## start Entries provided

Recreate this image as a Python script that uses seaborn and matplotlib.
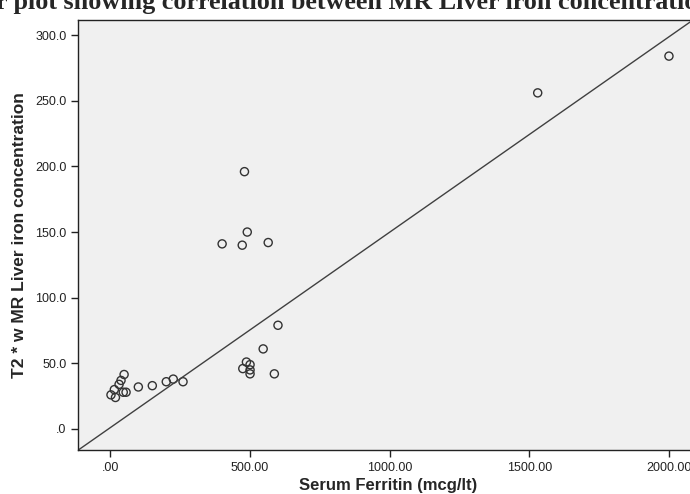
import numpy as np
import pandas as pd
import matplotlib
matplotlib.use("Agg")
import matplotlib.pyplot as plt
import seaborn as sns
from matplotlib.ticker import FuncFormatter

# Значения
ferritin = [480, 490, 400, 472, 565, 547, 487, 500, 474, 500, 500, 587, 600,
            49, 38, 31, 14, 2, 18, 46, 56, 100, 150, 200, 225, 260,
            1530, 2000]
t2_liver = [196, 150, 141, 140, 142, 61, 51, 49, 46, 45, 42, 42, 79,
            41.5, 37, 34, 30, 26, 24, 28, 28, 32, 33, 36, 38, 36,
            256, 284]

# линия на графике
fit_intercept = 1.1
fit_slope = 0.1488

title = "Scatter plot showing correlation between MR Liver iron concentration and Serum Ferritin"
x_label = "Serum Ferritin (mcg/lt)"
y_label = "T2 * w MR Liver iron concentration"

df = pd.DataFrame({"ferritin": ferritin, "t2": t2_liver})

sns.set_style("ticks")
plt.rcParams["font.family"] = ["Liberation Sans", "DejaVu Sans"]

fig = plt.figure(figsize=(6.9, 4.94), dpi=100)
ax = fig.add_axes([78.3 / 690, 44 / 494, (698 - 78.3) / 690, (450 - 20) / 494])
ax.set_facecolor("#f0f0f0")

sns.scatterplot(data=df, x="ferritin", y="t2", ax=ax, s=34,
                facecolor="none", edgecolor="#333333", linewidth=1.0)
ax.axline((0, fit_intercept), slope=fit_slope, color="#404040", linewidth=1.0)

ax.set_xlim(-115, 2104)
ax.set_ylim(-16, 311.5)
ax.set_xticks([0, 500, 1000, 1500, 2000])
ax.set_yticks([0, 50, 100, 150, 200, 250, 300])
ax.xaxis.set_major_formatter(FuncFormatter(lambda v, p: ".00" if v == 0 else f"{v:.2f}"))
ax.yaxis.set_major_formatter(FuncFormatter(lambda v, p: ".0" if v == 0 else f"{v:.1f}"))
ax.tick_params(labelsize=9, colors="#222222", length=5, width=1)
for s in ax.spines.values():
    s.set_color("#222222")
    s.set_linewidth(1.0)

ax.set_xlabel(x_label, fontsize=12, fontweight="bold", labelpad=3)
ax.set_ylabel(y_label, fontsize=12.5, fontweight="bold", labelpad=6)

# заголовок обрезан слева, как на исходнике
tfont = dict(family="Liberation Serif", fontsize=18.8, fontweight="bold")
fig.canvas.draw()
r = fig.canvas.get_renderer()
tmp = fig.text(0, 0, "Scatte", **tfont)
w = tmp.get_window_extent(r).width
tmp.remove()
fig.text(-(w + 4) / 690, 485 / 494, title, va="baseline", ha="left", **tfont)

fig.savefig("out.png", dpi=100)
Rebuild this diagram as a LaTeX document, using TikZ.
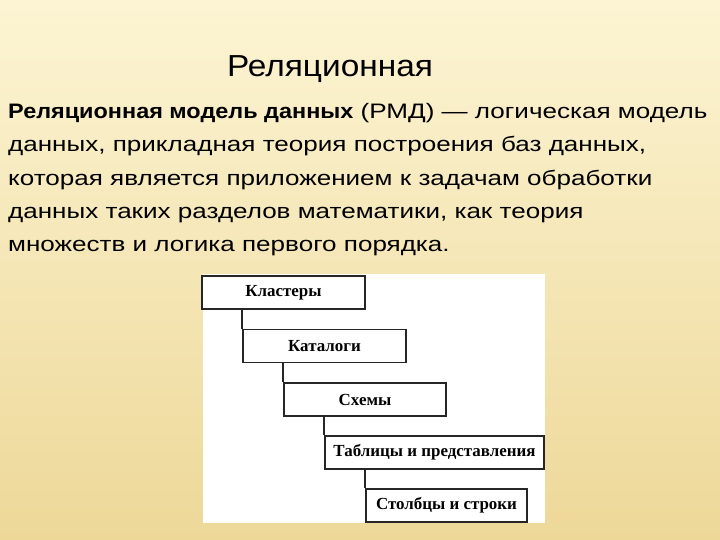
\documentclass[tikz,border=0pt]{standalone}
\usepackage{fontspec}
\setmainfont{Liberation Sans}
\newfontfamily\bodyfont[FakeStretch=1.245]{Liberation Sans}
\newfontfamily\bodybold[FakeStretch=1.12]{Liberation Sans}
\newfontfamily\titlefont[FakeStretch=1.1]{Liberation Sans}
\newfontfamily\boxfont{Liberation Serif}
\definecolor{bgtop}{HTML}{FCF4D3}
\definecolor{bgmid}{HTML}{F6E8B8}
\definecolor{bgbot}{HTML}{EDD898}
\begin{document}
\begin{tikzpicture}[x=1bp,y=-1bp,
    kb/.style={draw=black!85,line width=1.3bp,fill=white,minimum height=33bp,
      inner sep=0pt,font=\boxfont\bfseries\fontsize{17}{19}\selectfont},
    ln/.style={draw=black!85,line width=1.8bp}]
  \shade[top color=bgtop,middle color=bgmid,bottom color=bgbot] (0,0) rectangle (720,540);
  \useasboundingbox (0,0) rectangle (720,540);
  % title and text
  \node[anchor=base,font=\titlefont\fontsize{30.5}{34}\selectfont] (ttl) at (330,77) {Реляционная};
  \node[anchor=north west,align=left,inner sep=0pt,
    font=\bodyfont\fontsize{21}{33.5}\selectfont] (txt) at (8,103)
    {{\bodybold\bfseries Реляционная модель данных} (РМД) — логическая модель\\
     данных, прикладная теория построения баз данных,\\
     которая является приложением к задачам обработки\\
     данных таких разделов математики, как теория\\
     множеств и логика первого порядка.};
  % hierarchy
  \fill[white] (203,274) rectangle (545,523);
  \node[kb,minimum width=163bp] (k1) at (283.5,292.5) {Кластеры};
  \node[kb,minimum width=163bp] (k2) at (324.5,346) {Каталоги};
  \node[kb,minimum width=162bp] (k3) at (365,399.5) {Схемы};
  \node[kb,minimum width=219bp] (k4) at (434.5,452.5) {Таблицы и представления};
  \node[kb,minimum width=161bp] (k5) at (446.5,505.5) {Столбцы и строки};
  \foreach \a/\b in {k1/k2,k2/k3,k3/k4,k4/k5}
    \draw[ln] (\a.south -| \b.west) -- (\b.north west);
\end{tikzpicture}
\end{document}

## end Entries provided

Exclude the pictures and repeat every other part of the records word for word.

Result:
Recreate this image as a Python script that uses seaborn and matplotlib.
import numpy as np
import pandas as pd
import matplotlib
matplotlib.use("Agg")
import matplotlib.pyplot as plt
import seaborn as sns
from matplotlib.ticker import FuncFormatter

# Значения
ferritin = [480, 490, 400, 472, 565, 547, 487, 500, 474, 500, 500, 587, 600,
            49, 38, 31, 14, 2, 18, 46, 56, 100, 150, 200, 225, 260,
            1530, 2000]
t2_liver = [196, 150, 141, 140, 142, 61, 51, 49, 46, 45, 42, 42, 79,
            41.5, 37, 34, 30, 26, 24, 28, 28, 32, 33, 36, 38, 36,
            256, 284]

# линия на графике
fit_intercept = 1.1
fit_slope = 0.1488

title = "Scatter plot showing correlation between MR Liver iron concentration and Serum Ferritin"
x_label = "Serum Ferritin (mcg/lt)"
y_label = "T2 * w MR Liver iron concentration"

df = pd.DataFrame({"ferritin": ferritin, "t2": t2_liver})

sns.set_style("ticks")
plt.rcParams["font.family"] = ["Liberation Sans", "DejaVu Sans"]

fig = plt.figure(figsize=(6.9, 4.94), dpi=100)
ax = fig.add_axes([78.3 / 690, 44 / 494, (698 - 78.3) / 690, (450 - 20) / 494])
ax.set_facecolor("#f0f0f0")

sns.scatterplot(data=df, x="ferritin", y="t2", ax=ax, s=34,
                facecolor="none", edgecolor="#333333", linewidth=1.0)
ax.axline((0, fit_intercept), slope=fit_slope, color="#404040", linewidth=1.0)

ax.set_xlim(-115, 2104)
ax.set_ylim(-16, 311.5)
ax.set_xticks([0, 500, 1000, 1500, 2000])
ax.set_yticks([0, 50, 100, 150, 200, 250, 300])
ax.xaxis.set_major_formatter(FuncFormatter(lambda v, p: ".00" if v == 0 else f"{v:.2f}"))
ax.yaxis.set_major_formatter(FuncFormatter(lambda v, p: ".0" if v == 0 else f"{v:.1f}"))
ax.tick_params(labelsize=9, colors="#222222", length=5, width=1)
for s in ax.spines.values():
    s.set_color("#222222")
    s.set_linewidth(1.0)

ax.set_xlabel(x_label, fontsize=12, fontweight="bold", labelpad=3)
ax.set_ylabel(y_label, fontsize=12.5, fontweight="bold", labelpad=6)

# заголовок обрезан слева, как на исходнике
tfont = dict(family="Liberation Serif", fontsize=18.8, fontweight="bold")
fig.canvas.draw()
r = fig.canvas.get_renderer()
tmp = fig.text(0, 0, "Scatte", **tfont)
w = tmp.get_window_extent(r).width
tmp.remove()
fig.text(-(w + 4) / 690, 485 / 494, title, va="baseline", ha="left", **tfont)

fig.savefig("out.png", dpi=100)
Rebuild this diagram as a LaTeX document, using TikZ.
\documentclass[tikz,border=0pt]{standalone}
\usepackage{fontspec}
\setmainfont{Liberation Sans}
\newfontfamily\bodyfont[FakeStretch=1.245]{Liberation Sans}
\newfontfamily\bodybold[FakeStretch=1.12]{Liberation Sans}
\newfontfamily\titlefont[FakeStretch=1.1]{Liberation Sans}
\newfontfamily\boxfont{Liberation Serif}
\definecolor{bgtop}{HTML}{FCF4D3}
\definecolor{bgmid}{HTML}{F6E8B8}
\definecolor{bgbot}{HTML}{EDD898}
\begin{document}
\begin{tikzpicture}[x=1bp,y=-1bp,
    kb/.style={draw=black!85,line width=1.3bp,fill=white,minimum height=33bp,
      inner sep=0pt,font=\boxfont\bfseries\fontsize{17}{19}\selectfont},
    ln/.style={draw=black!85,line width=1.8bp}]
  \shade[top color=bgtop,middle color=bgmid,bottom color=bgbot] (0,0) rectangle (720,540);
  \useasboundingbox (0,0) rectangle (720,540);
  % title and text
  \node[anchor=base,font=\titlefont\fontsize{30.5}{34}\selectfont] (ttl) at (330,77) {Реляционная};
  \node[anchor=north west,align=left,inner sep=0pt,
    font=\bodyfont\fontsize{21}{33.5}\selectfont] (txt) at (8,103)
    {{\bodybold\bfseries Реляционная модель данных} (РМД) — логическая модель\\
     данных, прикладная теория построения баз данных,\\
     которая является приложением к задачам обработки\\
     данных таких разделов математики, как теория\\
     множеств и логика первого порядка.};
  % hierarchy
  \fill[white] (203,274) rectangle (545,523);
  \node[kb,minimum width=163bp] (k1) at (283.5,292.5) {Кластеры};
  \node[kb,minimum width=163bp] (k2) at (324.5,346) {Каталоги};
  \node[kb,minimum width=162bp] (k3) at (365,399.5) {Схемы};
  \node[kb,minimum width=219bp] (k4) at (434.5,452.5) {Таблицы и представления};
  \node[kb,minimum width=161bp] (k5) at (446.5,505.5) {Столбцы и строки};
  \foreach \a/\b in {k1/k2,k2/k3,k3/k4,k4/k5}
    \draw[ln] (\a.south -| \b.west) -- (\b.north west);
\end{tikzpicture}
\end{document}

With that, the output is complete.